Chapter 43. Extract Files

I remember one day when Doug was in the office in Sacramento asking him a question, and him needing to go look at the source code. So we walked into his office and he booted up his PC. At the time, before Windows 95, our PCs had Windows 3.1 which ran on top of DOS. I was a bit surprised after the machine completely booted up with the Windows graphical interface to watch Doug go to the top of the screen and close the graphical user interface. He wanted to get back to the DOS prompt so he would be able to work. This fact speaks a great deal about removing layers between him and the machine.

The Format phase program is a generalized control break engine, a very different kind of program than the extract program. Control break logic is what performs a “group by” function in a database, or a “sum fields” function in a sort utility. It collapses a set of records with the same key together to produce a subtotal of some kind, and then performs the same function on the next set of rows.

The Extract Record was created to support this control break logic. It is vital to understand it’s structure before understanding the remaining logic table functions, and the remaining processes of the SAFR Scan Engine.

Extract Record Overview

I have created view 3264 and specified that it use the Format Phase. This changes some of the function codes that are used in the extract phase.

The extract records are written to Extract Files, temporary files between the Extract Phase and the Format Phase. The Extract Record has the following general layout.

Figure 110. Extract Record Structure
  • The control area contains values that describe the rest of the record, like the number of SAFR view columns on this record, and the length of the sort key. The last field in the control area is the view number. We’ll explain why later.
  • The Sort Key or SK area contains the values the user has specified the output file should be sorted and/or grouped by.
  • The Data Transform or DT area contains alphabetic and alphanumeric and numeric column data that is not used in a format time calculation, including sub-totaling, or format time selection logic.
  • The Calculated Transform or CT area contains column data that is either used in a format time calculation, including sub-totaling, or format time selection logic.

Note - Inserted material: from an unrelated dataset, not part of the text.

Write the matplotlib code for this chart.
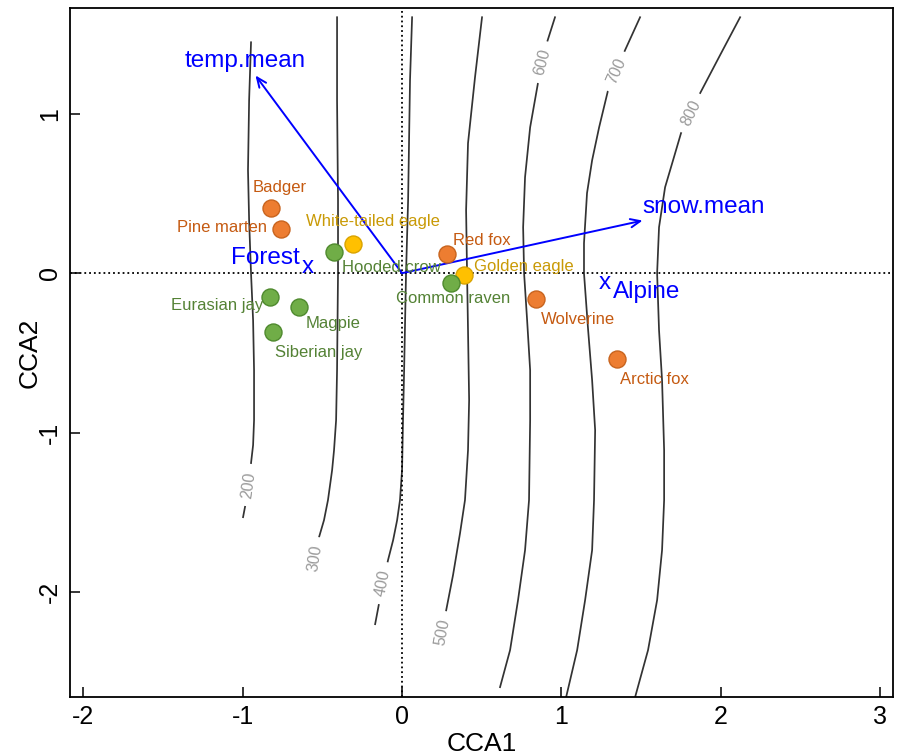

With this understanding, let’s look at the logic table for a view requiring the format phase.

Logic Table Phase

Figure 111. Format Phase View Logic Table
This logic table has an SKL function, a build sort key from looked-up values. It also has a SKC, build sort key from constant in case the lookup fails. It also has a CTE, a calculated transform from an event file field. It also has a WRXT, a write the extract record, rather than the WRIN for the input record, or WRDT for just the DT section of the extract record.

The following graph shows these additional functions.1

Figure 112. Format Phase Logic Table Functions

Extract Phase

The following is the Extract Phase Logic Table Trace for view 3264 for the first event file record.

Figure 113. Format Phase View Logic Table Trace
CT data in the extract file are stored in packed format in order to save CPU cycles converting the data into and out of other formats. z/OS, the mainframe operating system, performs numeric calculations most efficiently on data in packed formats. Since all CT data is used in a calculation of some kind, it is converted into packed format as soon as possible. To see the CT values in the trace, you must display the output in hex mode to read the packed numbers.

The following is the first extract record for this view shown in hex format:

Figure 114. Sample Extract Record
The following is the GVBMR95 control report for all the views we have constructed so far, run in one pass.
Figure 115. Extract Record Example GVBMR95 Control Report
View 3264 extracted 13 of the 18 event records read. But any view sent to the Format phase also receives a Header Record for each thread (each input file) processed, with control information about that view. Thus the total record count of 14 records, written to EXTR001 DD Name includes one header record from reading a single input file.

Only one view wrote to EXTR001. But each extract file also receives a Control Record which has a count of all the records written to the extract file. This record is the last record written to the extract file. Thus the total records written to the extract file is 15.2

At the conclusion of the Extract Phase, the following extract records are contained in the file, plus the header and control records.

Figure 116. Sample Extract File
Note that these extracted records are in random order. All are for K & N jones family, because our view only selected those records. But the account name, the second sort key is not in alphabetical order, and the rows with the same sort keys have not been collapsed, as shown in what will be the output from the format phase below.
Figure 117. Sample Format Phase Output
And that brings us to the next step in the process, the need to sort the extract file.

1 Additional class tests are also shown. CNE is Class Test Numeric in event record, CHE is Class Test High-values (hex Fs) in event record, CXE is Class Test Null (hex zeros) in event record, and CSE is Class Test Spaces (hex 40)in event record.
2 Also, note that view 3264 performed no lookups, although the logic table contained Join functions. This is because these same joins were performed in view 3263, and thus did not need to be repeated for view 3264, in this case saving the CPU time for 18 joins. This is join optimization at work.